A company is likely to suffer from reduced operational efficiencies, a loss of profits and high staff turnover rates if they have employees who are showcasing low morale and recording high absenteeism levels. The firm may also have to cover additional costs by providing more training and investing in recruitment processes as they attempt to solve the problems.
One of the top tourist attractions in Manchester, Chill Factore, provides entertaining and inclusive team-building activities. In this article, they underline why employers should be worried if they have an unhappy workforce and what they can do to improve the situation…
The impact of unhappy workforces on UK businesses
Employees will be less productive when they feel dejected in their jobs, studies have suggested. Considering that satisfied employees outperform companies with unhappy workers by 202%, it’s clearly beneficial for a company to take notice of the happiness of its staff.
Do you realise just how much a business’ profit margin can be affected by staff members who are unhappy? Personal Group, a staff services company, discovered that people who were happy with their job were 12% more productive than those who felt negatively about their role. Staff that aren’t satisfied will typically be less enthusiastic and involved — and this disengagement is reportedly costing the UK £85 billion a year in lost productivity, according to Gallup’s State of the Global Workforce report.
Members of staff who feel that their working hours are long or poorly organised can develop negative feelings. Their emotional wellbeing can be badly affected as well. This in turn affects workplace performance. A poll carried out by The Hoxby Collective found that 33% of workers said they’d suffered mental health problems directly because of rigid working hours. If your staff are unfit for work, this will cost you. According to estimations by The Centre of Economic and Business Research, absenteeism alone will cost the UK economy £21 billion by 2020, while overworking your staff can also lead to exhaustion and lack of sleep — another contributor of poor productivity levels that costs the UK economy £40.3 billion a year. Consequently, it’s key to create a positive working environment that staff want to get up in the morning and work in if companies want to keep paid sick days to a minimum.
Low staff morale is now being linked with employees showing signs of depression or anxiety too. According to research from the Centre for Mental Health, it costs employers £3.1 billion in staff turnover and £10.6 billion in sickness just to cover mental health problems of staff in the workplace. From implementing staff perks and bonuses to creating a happy, communicative atmosphere; all employers should be investing in lowering the risk of mental health issues for their staff.
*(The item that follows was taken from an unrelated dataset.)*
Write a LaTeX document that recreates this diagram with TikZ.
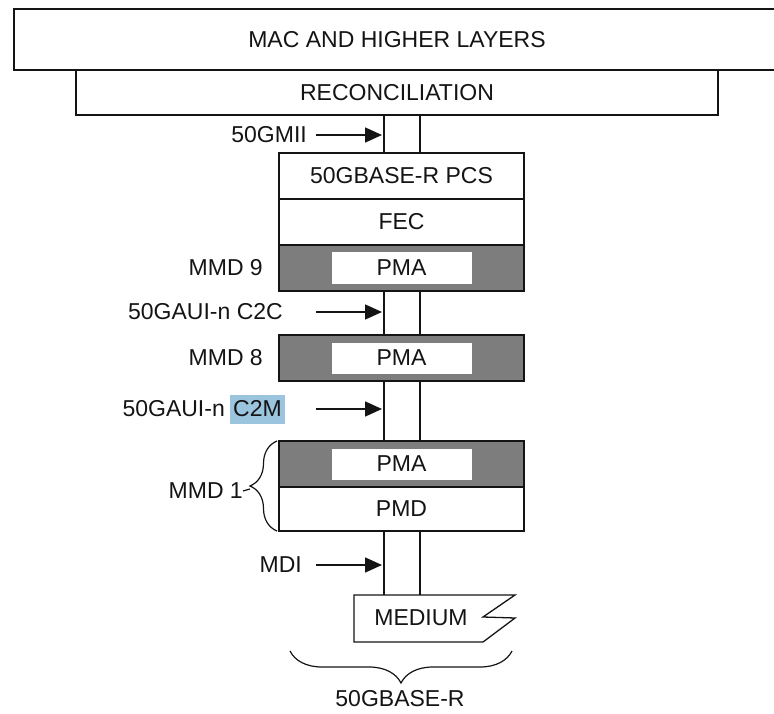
\documentclass[tikz,border=0pt]{standalone}
\usepackage{fontspec}
\setmainfont{Liberation Sans}
\usetikzlibrary{
    arrows.meta,
    decorations.pathreplacing,
    positioning
}
\definecolor{ink}{RGB}{20,20,20}
\definecolor{pmagray}{RGB}{125,125,125}
\definecolor{selblue}{RGB}{155,196,222}
\tikzset{
    line join=miter,
    txt/.style={
        font=\fontsize{23}{27}\selectfont,
        text=ink
    },
    layer/.style={
        txt,
        rectangle,
        draw=ink,
        line width=1.6pt,
        fill=white,
        inner sep=0pt,
        outer sep=0pt
    },
    stackbox/.style={
        layer,
        minimum width=245pt,
        minimum height=46pt
    },
    mmdbox/.style={
        stackbox,
        fill=pmagray
    },
    pmabox/.style={
        txt,
        rectangle,
        fill=white,
        minimum width=140pt,
        minimum height=31pt,
        inner sep=0pt
    },
    iflabel/.style={
        txt,
        anchor=east,
        inner sep=0pt
    },
    ifarrow/.style={
        -{Triangle[length=17pt,width=15pt]},
        draw=ink,
        line width=1.6pt
    },
    link/.style={
        draw=ink,
        line width=1.6pt
    },
    bracket/.style={
        decorate,
        draw=ink,
        line width=1.2pt
    }
}

\begin{document}
\begin{tikzpicture}[x=1pt, y=-1pt]

    % page frame (the top box runs off the right edge)
    \clip (0,0) rectangle (774,714);

    % upper layers
    \node[layer, minimum width=766pt, minimum height=61pt] (mac) at (397,39.5) {MAC AND HIGHER LAYERS};
    \node[layer, minimum width=642pt, minimum height=45pt] (recon) at (397,92.5) {RECONCILIATION};

    % sublayer stack
    \node[stackbox] (pcs) at (401.5,176) {50GBASE-R PCS};
    \node[stackbox, below=0pt of pcs] (fec) {FEC};
    \node[mmdbox, below=0pt of fec] (mmdnine) {};
    \node[pmabox] (pmanine) at (mmdnine) {PMA};
    \node[mmdbox, below=44pt of mmdnine] (mmdeight) {};
    \node[pmabox] (pmaeight) at (mmdeight) {PMA};
    \node[mmdbox, below=60pt of mmdeight] (mmdone) {};
    \node[pmabox] (pmaone) at (mmdone) {PMA};
    \node[stackbox, below=0pt of mmdone, minimum height=44pt] (pmd) {PMD};

    % medium
    \node[txt, inner sep=0pt] (medium) at (421,618) {MEDIUM};
    \draw[link, line width=1.3pt] (354,595) -- (515,595) -- (483,617) -- (515,618)
        -- (483,642) -- (354,642) -- cycle;
    \coordinate (medtop) at (354,595);

    % the two lines of each interface
    \coordinate (ll) at (384,0);
    \coordinate (rl) at (420,0);
    \foreach \a/\b in {recon/pcs, mmdnine/mmdeight, mmdeight/mmdone} {
        \draw[link] (ll |- \a.south) -- (ll |- \b.north);
        \draw[link] (rl |- \a.south) -- (rl |- \b.north);
    }
    \draw[link] (ll |- pmd.south) -- (ll |- medtop);
    \draw[link] (rl |- pmd.south) -- (rl |- medtop);

    % interface labels
    \coordinate (as) at (316,0);
    \coordinate (ae) at (382,0);
    \node[iflabel] (gmii) at (307,135) {50GMII};
    \node[iflabel] (mmdninelbl) at (263,268) {MMD 9};
    \node[iflabel] (ctoc) at (283,312) {50GAUI-n C2C};
    \node[iflabel] (mmdeightlbl) at (263,358) {MMD 8};
    \node[iflabel, fill=selblue, inner xsep=3pt, minimum height=29pt] (ctom) at (285,409) {C2M};
    \node[iflabel, left=5pt of ctom] (ctompre) {50GAUI-n};
    \node[iflabel] (mmdonelbl) at (243,491) {MMD 1};
    \node[iflabel] (mdi) at (302,565) {MDI};

    \draw[ifarrow] (as |- gmii) -- (ae |- gmii);
    \draw[ifarrow] (as |- ctoc) -- (ae |- ctoc);
    \draw[ifarrow] (as |- ctom) -- (ae |- ctom);
    \draw[ifarrow] (as |- mdi) -- (ae |- mdi);

    % braces
    \coordinate (onebot) at ([xshift=-2pt]pmd.south west);
    \coordinate (onetop) at ([xshift=-2pt]mmdone.north west);
    \draw[bracket, decoration={brace, amplitude=27pt}] (onebot) -- (onetop);
    \coordinate (onetip) at (250,489);
    \draw[link, line width=1.2pt] (mmdonelbl.east) -- (onetip);

    \coordinate (phyleft) at (290,651);
    \coordinate (phyright) at (512,651);
    \draw[bracket, decoration={brace, amplitude=32pt}] (phyright) -- (phyleft);
    \node[txt, inner sep=0pt] (phy) at (400,699) {50GBASE-R};

\end{tikzpicture}
\end{document}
When staff members are unhappy in their current role, employers should be prepared to see them looking for employment at another company. The Oxford Economics and Income Protection Providers Unum has calculated that the average amount of replacing a staff member sits at approximately £30,614 — taking into account hiring, lost time, training, and adapting new staff to the workplace culture. Can your business afford to keep covering or taking on new staff?
At this point, employers should be taking on board that they need to be stepping up their game to make sure that staff morale remains high throughout a company. Fortunately, there are many initiatives employers can enforce to boost employee happiness.
How to increase staff morale and keep it high
A survey by Investors in People conducted at the beginning of 2018 found that nearly half of the 2,000 participants said that they were aiming to leave their current job in the next 12 months because of poor management. Meanwhile, 39% stated that it was because of feeling undervalued and 30% claimed the reason was lack of job development opportunities. Are these factors that you can explore as part of a business strategy to improve staff morale?
It seems that management is definitely a key reason why many members of staff are making the decision to leave one company to seek out a new job at another firm. Considering the cost of replacing staff, this is something you’ll want to reduce. Assess how your supervisors and managers treat and interact with their staff — could they do with having stronger relationships to encourage better communication? If so, consider scheduling a series of corporate team-building activities to help boost collaboration across all of your departments, or organise onsite charity fundraisers, staff quizzes or regular nights out to inject a sociable aspect into the corporate environment.
Training and development can certainly boost staff morale as well. These can be provided either in-house or through external training courses. Sending your staff on these will not only make them feel valued — another factor of workplace happiness — but should also mean your company will benefit from more knowledgeable and confident business decisions, which should prove lucrative in the long run.
Make improvements to job quality and you should also see enhancements in the wellbeing of employees. This is according to a report created for Britain’s Department for Business Innovation and Skills (BIS). For instance, give your employees more authority over their working day — from how long it takes to complete a task properly, to how they schedule their day. This level of control and variety will help make workers feel more important and excited for the day ahead, while re-evaluating the time it takes to complete a task will lower the risk of them feeling rushed or stressed, thereby reducing the chance that they will take time off for anxiety-related issues.
Have sick days become a problem at your company too, to the point where they are proving costly to the business? If so, it may be worth trying to implement a strategy that focuses on improving the health of employees as well. The UK’s National Institute for Health and Care Excellence claims that a well-researched and managed wellness plan can reduce sick days by almost a third — which means the expense of covering shifts and reduced productivity levels will go down accordingly, too.
Employees who are happier and feel more secure and valued at work should be quickly evident by applying the advice provided in this article throughout your business. Be sure to implement positive processes across your businesses and show initiative too.